Our ability to live in this third rock from the sun is fully dependent on the air we breathe, being 21% oxygen and 78% nitrogen and with the rest being a long list of other gases. Because nitrogen in the air is neutral, all of our biological processes are dependent on oxygen which is continuously loaded onto red blood cells to be delivered to our tissues. Although oxygen is critical for our tissue function (oxidative phosphorylation and the Krebs cycle), it is also a highly reactive nonmetal, and reactive oxygen species (ROS) is a natural byproduct of our normal metabolism using oxygen. These ROS such as hydroxyl radicals, superoxide, hydrogen peroxide, and others must be tightly regulated and disposed of; otherwise they might cause DNA damage as well as damage to other cellular components.2 Excessive production of ROS is a leading cause of inflammation and can lead to bone marrow failure syndromes.3,4 

All this activity of using oxygen for respiration occurs in our mitochondria. These intracellular organelles are the powerhouse of our cells where adenosine triphosphate (ATP) is produced. ATP is the currency by which energy for any cellular activity occurs. Interference with oxidative phosphorylation can lead to senescence, block in cellular proliferation, or apoptosis.5 Mitochondria can increase or decrease in numbers through the process of fusion or fission depending on what the acute energy needs are or whether there are pathological states. Given the importance of our “fuel cells,” defective mitochondria are destroyed by a process called autophagy (in the case of mitochondria – mitophagy), which allows for an optimal number of functional working units. Autophagy, rather than just being a primordial degradation process, is in fact a carefully choreographed process designed to maintain homeostasis.6 Perturbations of this process leads to multiple, different pathologies especially inflammation. In the case of inflammation, there is a 2-way communication where regulators of autophagy can control inflammation and vice versa.7 

There are few medical procedures where this control of autophagy and inflammation is taxed more than in the case of an allogeneic hematopoietic cell transplantation (HCT). Within this procedure, there is the tension of inflammation/immunity needed for the graft-versus-leukemia (GVL) effect and too much inflammation in the setting of GVHD. In addition, inflammation is a negative regulator of hematopoiesis, which can be mediated by cytokines or direct T-cell–mediated destruction of hematopoietic niches.8 Both components are critical for the success of this procedure. Excessive inflammation negatively affects HSCs, leading to poor or lack of engraftment. The authors of this elegant study clearly demonstrate that in the setting of an allogeneic HCT and in the presence of GVHD, inflammatory cytokines, specifically tumor necrosis factor and IL-1β, induce autophagy in HSCs, which is increased with the presence of allogeneic T cells. When autophagy was genetically ablated by knocking out 2 central proteins, Atg5 or Atg7, there was no impact on HSC numbers, but there was noted delayed engraftment and reduced competitive fitness; specifically, autophagy was required for engraftment and survival of mice in the setting of GVHD. In HSCs that were unable to undergo autophagy, there was primary graft failure leading to transplant-related mortality. These data suggest that, in addition to its role in stem-cell maintenance, there is an important role for autophagy in times of inflammatory stress brought on by GVHD. In addition, immune suppression in the early posttransplant phase would enhance recipient engraftment.
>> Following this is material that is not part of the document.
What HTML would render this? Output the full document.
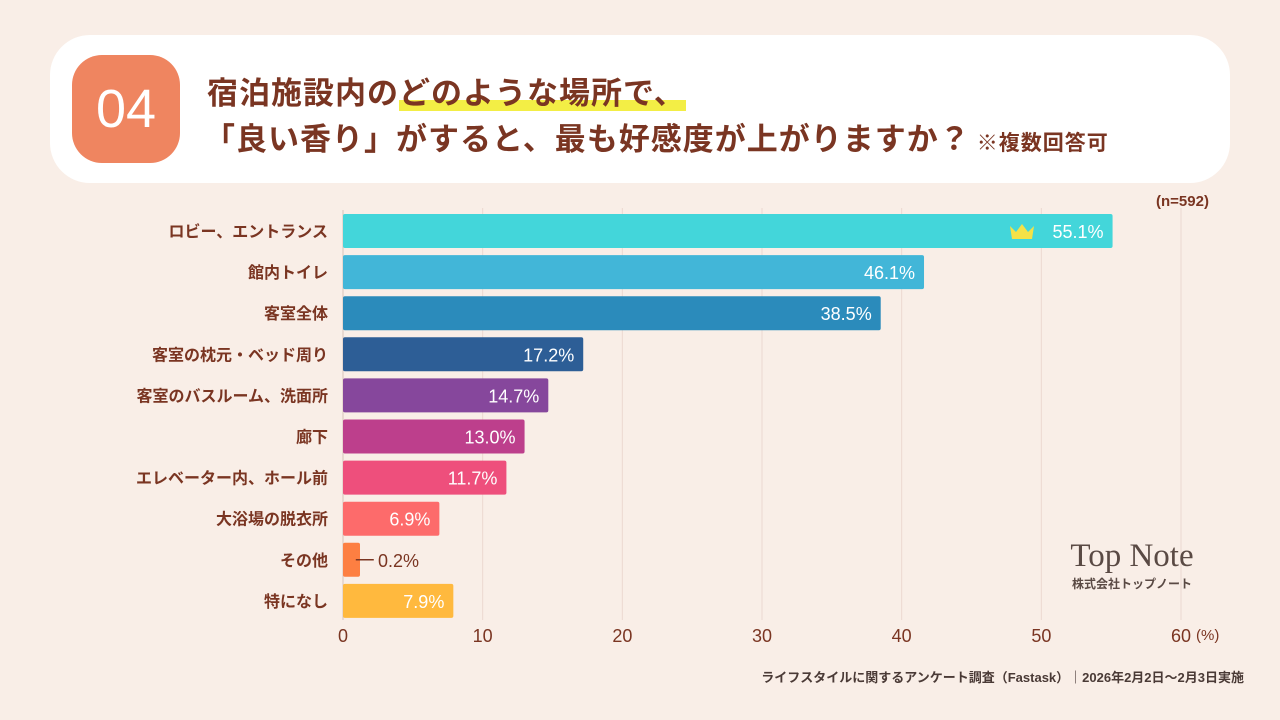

In summary, the data in this article support the role of autophagy in HSC and progenitors in the presence of GVHD after an allogeneic HCT, wherein, lack of autophagy leads to graft failure. The release of inflammatory cytokines during GVHD leads to increased autophagy in HSC and progenitors during the engraftment time. These experiments were done in knockout mice, but potentially overtaxing this system in human HSCs when there is intense inflammation in the setting of GVHD, may ultimately lead to insufficient autophagy and poor graft function. These data lead to a testable hypothesis as to whether specific blockade of IL-1β or TNF during GVHD can enhance donor engraftment.

Conflict-of-interest disclosure: The author declares no competing financial interests.